Les examens de fin d’année prennent fin ce samedi. Mais d’ores et déjà, une grosse polémique enfle quant à leur régularité. Beaucoup dénoncent en effet des failles voire des fraudes avérées lors de ces évaluations. L’Observatoire citoyen du système éducatif guinéen (OCSEG) est de ceux qui, estimant que l’ampleur de la fraude est telle que les examens devraient purement et simplement être annulés. . C’est du reste ce que nous dit en substance Aboubacar Mandela Camara un des responsables de la structure, dans l’entretien qu’il a accordé à notre reporter. Et comme on peut s’en rendre compte, il s’en explique.
Comment avez-vous détecté les irrégularités lors de ces examens?

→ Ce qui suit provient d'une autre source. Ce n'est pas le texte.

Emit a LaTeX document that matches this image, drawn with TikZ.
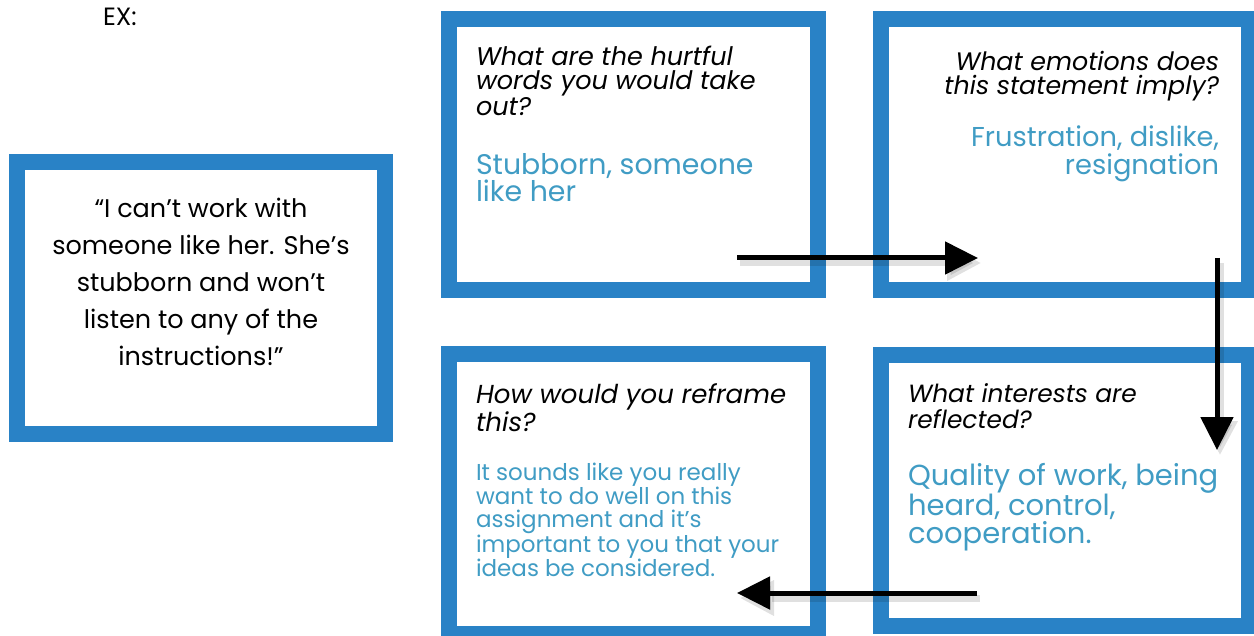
\documentclass[tikz,border=0pt]{standalone}
\usepackage{fontspec}
\setmainfont{Poppins}
\usetikzlibrary{arrows.meta}
\definecolor{boxblue}{RGB}{41,130,198}
\definecolor{ansblue}{RGB}{64,156,196}
\newcommand{\fs}[2]{\fontsize{#1bp}{#2bp}\selectfont}
\tikzset{
  frame/.style={draw=boxblue, line width=16bp},
  txt/.style={inner sep=0pt, outer sep=0pt},
  ques/.style={txt, anchor=north west, align=left},
  quesr/.style={txt, anchor=north east, align=right},
  ans/.style={txt, anchor=north west, align=left, text=ansblue},
  ansr/.style={txt, anchor=north east, align=right, text=ansblue},
  flow/.style={line width=5bp, -{Triangle[length=33bp,width=32bp]}},
  flowshadow/.style={line width=7bp, black, opacity=0.12, -{Triangle[length=34bp,width=34bp]}}
}
\begin{document}
\begin{tikzpicture}[x=1bp,y=-1bp]
\useasboundingbox (0,0) rectangle (1254,636);
% boxes
\draw[frame] (17,162) rectangle (385,434);
\draw[frame] (449,19) rectangle (818,290);
\draw[frame] (881,19) rectangle (1249,290);
\draw[frame] (449,354) rectangle (818,634);
\draw[frame] (881,355) rectangle (1249,626);
% texts
\node[txt, anchor=north west, font=\fs{25}{25}] (ex) at (103,8) {EX:};
\node[txt, anchor=north, align=center, font=\fs{25.5}{37}] (quote) at (201,198)
  {“I can’t work with\\someone like her. She’s\\stubborn and won’t\\listen to any of the\\instructions!”};
\node[ques, font=\fs{25.5}{24.5}\itshape] (q1) at (476,46) {What are the hurtful\\words you would take\\out?};
\node[ans, font=\fs{28.4}{27}] (a1) at (476,153) {Stubborn, someone\\like her};
\node[quesr, font=\fs{25.3}{24.5}\itshape] (q2) at (1219,51) {What emotions does\\this statement imply?};
\node[ansr, font=\fs{27.3}{28}] (a2) at (1219,126) {Frustration, dislike,\\resignation};
\node[ques, font=\fs{26}{26}\itshape] (q3) at (476,384) {How would you reframe\\this?};
\node[ans, font=\fs{23}{23.7}] (a3) at (476,463) {It sounds like you really\\want to do well on this\\assignment and it’s\\important to you that your\\ideas be considered.};
\node[ques, font=\fs{24.9}{26}\itshape] (q4) at (908,384) {What interests are\\reflected?};
\node[ans, font=\fs{29}{28}] (a4) at (908,463) {Quality of work, being\\heard, control,\\cooperation.};
% arrow endpoints
\coordinate (r1s) at (737,258);
\coordinate (r1e) at (978,258);
\coordinate (r2s) at (1217,258);
\coordinate (r2e) at (1217,450);
\coordinate (r3s) at (977,593);
\coordinate (r3e) at (737,593);
% shadows
\foreach \s/\e in {r1s/r1e, r2s/r2e, r3s/r3e}
  \draw[flowshadow] ([shift={(3,5)}]\s) -- ([shift={(3,5)}]\e);
% arrows
\draw[flow] (r1s) -- (r1e);
\draw[flow] (r2s) -- (r2e);
\draw[flow] (r3s) -- (r3e);
\end{tikzpicture}
\end{document}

A l’approche des examens, nous avons mis une coordination nationale en place. Cette coordination nationale est composée de 16 membres. Chaque région administrative de la Guinée a un coordonnateur, excepté la zone spéciale de Conakry qui en a 5. A eux, s’ajoute un coordinateur national, un porte-parole que je suis, un secrétaire central et un coordinateur média et réseaux sociaux. Donc, nous avons mis cette coordination en place, et nous avons défini une méthodologie de collecte d’informations. Nous avons copté des jeunes activistes que nous avons formés. Au minimum 114 personnes ont été mobilisées dans le cadre de la collecte des informations concernant le déroulement des différents examens
Quelle est votre méthode pour repérer les irrégularités
Vu que le ministère n’a pas voulu nous donner l’autorisation pour accéder aux centres, nous avons nos propres techniques. Mais, comme les examens ne sont pas encore finis, nous n’allons pas tout dévoiler. L’une des techniques que nous utilisons, c’est l’observation dissimulée. Elle consiste à venir par exemple autour d’un centre, au sein de la population environnante, parmi les groupuscules autour des centres, afin de relayer toute information ou tout constat qui pourrait entacher le bon déroulement des examens.
Donnez-nous quelques exemples pratiques que vous avez détectés sur le terrain…
Moi-même, je suis descendu sur le terrain le jour du lancement du bac. Au collège Carrière, j’ai trouvé un groupe d’enseignants, venus spécialement accompagner leurs élèves. Dans les centres, il y a beaucoup d’élèves issus de différents établissements. Les gens sont payés pour ça. Quand c’est l’épreuve de Français, on fait appel aux meilleurs professeurs qui donnent ce cours. Dès que le sujet est lancé, on le leur en voit par Messenger ou Wathsapp. Eux, ils traitent, puis renvoient le traité via les mêmes canaux. J’ai constaté cet état de fait sur le terrain. Nous avons constaté que même les vendeuses de nourriture dans les centres sont impliquées. Quand ils ne peuvent pas communiquer le traité des sujets par téléphone, ils le donnent aux vendeuses qui, en complicité avec les forces de sécurité, l’introduisent dans la cour du centre. Dans certains centres, j’ai vu que tous les élèves qui sortaient avaient des téléphones. Pire, je suis rentré dans le centre du lycée Aviation où un groupe de filles était en train de plaider pour que le surveillant leur restitue leurs téléphones. C’est pour vous dire qu’il y a eu effectivement usage de téléphone dans les centres.
Quelles sont les causes de ces défaillances?
C’est la mauvaise préparation. C’est la première fois que j’entends qu’on met à la porte un candidat à l’examen d’entré en 7ème année parce qu’il n’a pas envoyé de cahier de brouillon. A Dalaba par exemple, on a dit à un candidat d’aller acheter son cahier de brouillon. Si tu n’achètes pas un cahier de brouillon, on te menace de ne pas être reçu dans la salle le lendemain. Quand vous prenez le BEPC et même le Bac, il n’y avait pas de photos sur certaines cartes de candidats. Ce qui veut dire que même vous-même, vous pouvez composer pour quelqu’un. Ce vendredi, du côté de l’école primaire de Coléah, un de nos informateurs nous a appelés pour nous dire qu’on vient de vider trois candidates parce que il a été constaté que les informations sont les mêmes sur les trois cartes, alors que le premier jour, tous les trois candidats avaient composé.
Ces irrégularités ont-elles été constatées sur toute l’étendue du territoire ?
Lorsque vous prenez les 33 préfectures de la Guinée, nous avons eu à couvrir au moins une vingtaine. Des anomalies ont été détectées un peu partout. Nous demandons une annulation pure et simple de ces examens.